* Begin INFORMATION GIVEN *

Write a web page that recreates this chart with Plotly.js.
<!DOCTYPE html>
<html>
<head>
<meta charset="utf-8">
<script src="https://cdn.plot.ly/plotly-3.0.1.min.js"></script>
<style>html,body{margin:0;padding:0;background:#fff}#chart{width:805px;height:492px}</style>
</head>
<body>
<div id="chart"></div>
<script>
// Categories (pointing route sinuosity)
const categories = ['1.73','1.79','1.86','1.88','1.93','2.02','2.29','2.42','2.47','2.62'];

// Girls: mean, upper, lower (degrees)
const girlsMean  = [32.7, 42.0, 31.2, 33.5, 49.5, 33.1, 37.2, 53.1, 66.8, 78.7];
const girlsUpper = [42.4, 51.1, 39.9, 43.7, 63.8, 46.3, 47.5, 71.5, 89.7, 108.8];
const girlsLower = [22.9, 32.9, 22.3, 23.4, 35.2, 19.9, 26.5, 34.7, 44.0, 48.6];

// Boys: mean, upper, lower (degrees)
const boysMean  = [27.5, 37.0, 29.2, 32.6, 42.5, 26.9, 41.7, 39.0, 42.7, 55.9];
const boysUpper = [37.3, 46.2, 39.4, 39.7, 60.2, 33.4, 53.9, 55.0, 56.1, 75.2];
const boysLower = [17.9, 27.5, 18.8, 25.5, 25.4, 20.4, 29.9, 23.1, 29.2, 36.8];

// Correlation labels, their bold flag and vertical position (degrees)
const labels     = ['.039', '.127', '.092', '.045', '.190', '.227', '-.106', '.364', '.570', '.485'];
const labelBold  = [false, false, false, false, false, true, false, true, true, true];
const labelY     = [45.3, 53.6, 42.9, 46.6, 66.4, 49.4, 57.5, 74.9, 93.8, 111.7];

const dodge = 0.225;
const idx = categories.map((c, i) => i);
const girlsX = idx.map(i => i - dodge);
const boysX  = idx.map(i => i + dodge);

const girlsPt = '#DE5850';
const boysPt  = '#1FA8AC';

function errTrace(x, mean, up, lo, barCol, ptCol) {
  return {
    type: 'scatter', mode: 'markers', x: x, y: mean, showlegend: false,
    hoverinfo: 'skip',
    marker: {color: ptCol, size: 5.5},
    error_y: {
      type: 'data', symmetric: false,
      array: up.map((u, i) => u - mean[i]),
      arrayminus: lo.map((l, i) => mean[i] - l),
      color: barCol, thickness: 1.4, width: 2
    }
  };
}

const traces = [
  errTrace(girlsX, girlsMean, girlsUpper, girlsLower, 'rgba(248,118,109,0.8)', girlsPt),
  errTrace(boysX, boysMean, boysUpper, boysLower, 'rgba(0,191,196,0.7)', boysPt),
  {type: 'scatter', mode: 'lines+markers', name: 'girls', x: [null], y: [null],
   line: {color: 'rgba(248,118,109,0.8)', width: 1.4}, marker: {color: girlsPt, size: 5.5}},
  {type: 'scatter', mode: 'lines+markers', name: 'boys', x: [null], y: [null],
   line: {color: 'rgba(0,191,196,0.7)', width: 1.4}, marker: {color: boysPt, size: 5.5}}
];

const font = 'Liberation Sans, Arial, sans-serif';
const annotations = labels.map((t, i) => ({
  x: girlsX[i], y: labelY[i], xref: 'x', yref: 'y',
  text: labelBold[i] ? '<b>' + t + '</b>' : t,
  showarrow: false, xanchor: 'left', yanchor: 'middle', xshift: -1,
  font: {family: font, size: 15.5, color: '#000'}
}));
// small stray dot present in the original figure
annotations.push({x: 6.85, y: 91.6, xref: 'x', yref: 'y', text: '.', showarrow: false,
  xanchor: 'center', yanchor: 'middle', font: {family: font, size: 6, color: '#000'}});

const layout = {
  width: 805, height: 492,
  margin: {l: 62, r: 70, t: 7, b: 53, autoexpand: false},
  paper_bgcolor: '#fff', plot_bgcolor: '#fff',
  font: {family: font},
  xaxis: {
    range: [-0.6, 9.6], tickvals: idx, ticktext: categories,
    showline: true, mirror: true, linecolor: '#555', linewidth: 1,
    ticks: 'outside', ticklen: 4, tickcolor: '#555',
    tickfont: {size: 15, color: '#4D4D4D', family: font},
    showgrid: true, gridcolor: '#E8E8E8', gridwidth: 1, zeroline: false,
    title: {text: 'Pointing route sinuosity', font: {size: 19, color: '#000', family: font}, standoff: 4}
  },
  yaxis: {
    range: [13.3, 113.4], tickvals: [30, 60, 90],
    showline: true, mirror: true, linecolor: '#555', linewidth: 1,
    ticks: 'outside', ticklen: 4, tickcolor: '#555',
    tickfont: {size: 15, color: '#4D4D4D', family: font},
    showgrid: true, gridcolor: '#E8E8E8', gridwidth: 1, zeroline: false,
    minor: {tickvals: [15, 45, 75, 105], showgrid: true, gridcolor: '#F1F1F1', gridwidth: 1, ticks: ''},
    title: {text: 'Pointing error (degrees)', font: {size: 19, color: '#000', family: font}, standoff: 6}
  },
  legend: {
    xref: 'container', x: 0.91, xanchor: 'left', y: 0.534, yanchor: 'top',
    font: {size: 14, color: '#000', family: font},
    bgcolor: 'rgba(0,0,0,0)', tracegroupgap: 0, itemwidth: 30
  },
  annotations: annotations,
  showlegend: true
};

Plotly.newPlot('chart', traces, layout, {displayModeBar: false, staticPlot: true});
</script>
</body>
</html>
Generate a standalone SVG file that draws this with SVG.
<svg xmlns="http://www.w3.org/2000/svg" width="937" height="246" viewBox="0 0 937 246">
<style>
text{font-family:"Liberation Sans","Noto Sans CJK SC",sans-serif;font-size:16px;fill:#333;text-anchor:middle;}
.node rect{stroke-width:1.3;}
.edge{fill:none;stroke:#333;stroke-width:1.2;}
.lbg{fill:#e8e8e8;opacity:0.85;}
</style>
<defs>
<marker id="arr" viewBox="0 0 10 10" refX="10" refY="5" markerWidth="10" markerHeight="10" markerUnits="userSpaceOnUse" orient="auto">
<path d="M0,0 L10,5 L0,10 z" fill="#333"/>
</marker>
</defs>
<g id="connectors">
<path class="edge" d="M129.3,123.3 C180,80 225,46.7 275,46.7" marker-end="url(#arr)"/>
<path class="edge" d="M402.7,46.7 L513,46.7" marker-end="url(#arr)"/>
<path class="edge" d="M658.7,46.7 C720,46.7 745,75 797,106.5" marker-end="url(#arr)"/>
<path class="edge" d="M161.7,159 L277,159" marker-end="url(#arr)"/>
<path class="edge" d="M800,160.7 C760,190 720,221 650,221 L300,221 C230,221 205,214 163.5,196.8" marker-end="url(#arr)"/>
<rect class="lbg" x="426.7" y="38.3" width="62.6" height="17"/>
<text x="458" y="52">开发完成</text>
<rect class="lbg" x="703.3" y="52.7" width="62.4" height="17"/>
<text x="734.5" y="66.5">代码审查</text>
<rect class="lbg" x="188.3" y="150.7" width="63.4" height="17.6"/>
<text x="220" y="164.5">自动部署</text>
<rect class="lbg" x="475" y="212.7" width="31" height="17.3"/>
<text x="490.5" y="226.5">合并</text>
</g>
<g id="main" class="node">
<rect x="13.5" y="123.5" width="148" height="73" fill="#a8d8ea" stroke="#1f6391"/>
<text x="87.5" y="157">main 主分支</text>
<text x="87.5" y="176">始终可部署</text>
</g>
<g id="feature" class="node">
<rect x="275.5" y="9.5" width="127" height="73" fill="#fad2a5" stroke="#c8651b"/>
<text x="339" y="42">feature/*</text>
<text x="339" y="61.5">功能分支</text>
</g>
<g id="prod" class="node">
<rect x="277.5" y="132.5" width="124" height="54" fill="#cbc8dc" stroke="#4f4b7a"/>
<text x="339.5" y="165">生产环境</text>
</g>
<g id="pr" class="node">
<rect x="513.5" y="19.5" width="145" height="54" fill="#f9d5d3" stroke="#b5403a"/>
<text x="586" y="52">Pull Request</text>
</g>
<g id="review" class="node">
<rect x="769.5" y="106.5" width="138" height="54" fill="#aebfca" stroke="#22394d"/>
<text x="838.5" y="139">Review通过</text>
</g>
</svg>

* End INFORMATION GIVEN *

EXERCISE AIM — Give back exactly the material above from its opening line to the line bearing "23.1, 29.2, 36.8];".

COMPLETE OUTPUT —
Write a web page that recreates this chart with Plotly.js.
<!DOCTYPE html>
<html>
<head>
<meta charset="utf-8">
<script src="https://cdn.plot.ly/plotly-3.0.1.min.js"></script>
<style>html,body{margin:0;padding:0;background:#fff}#chart{width:805px;height:492px}</style>
</head>
<body>
<div id="chart"></div>
<script>
// Categories (pointing route sinuosity)
const categories = ['1.73','1.79','1.86','1.88','1.93','2.02','2.29','2.42','2.47','2.62'];

// Girls: mean, upper, lower (degrees)
const girlsMean  = [32.7, 42.0, 31.2, 33.5, 49.5, 33.1, 37.2, 53.1, 66.8, 78.7];
const girlsUpper = [42.4, 51.1, 39.9, 43.7, 63.8, 46.3, 47.5, 71.5, 89.7, 108.8];
const girlsLower = [22.9, 32.9, 22.3, 23.4, 35.2, 19.9, 26.5, 34.7, 44.0, 48.6];

// Boys: mean, upper, lower (degrees)
const boysMean  = [27.5, 37.0, 29.2, 32.6, 42.5, 26.9, 41.7, 39.0, 42.7, 55.9];
const boysUpper = [37.3, 46.2, 39.4, 39.7, 60.2, 33.4, 53.9, 55.0, 56.1, 75.2];
const boysLower = [17.9, 27.5, 18.8, 25.5, 25.4, 20.4, 29.9, 23.1, 29.2, 36.8];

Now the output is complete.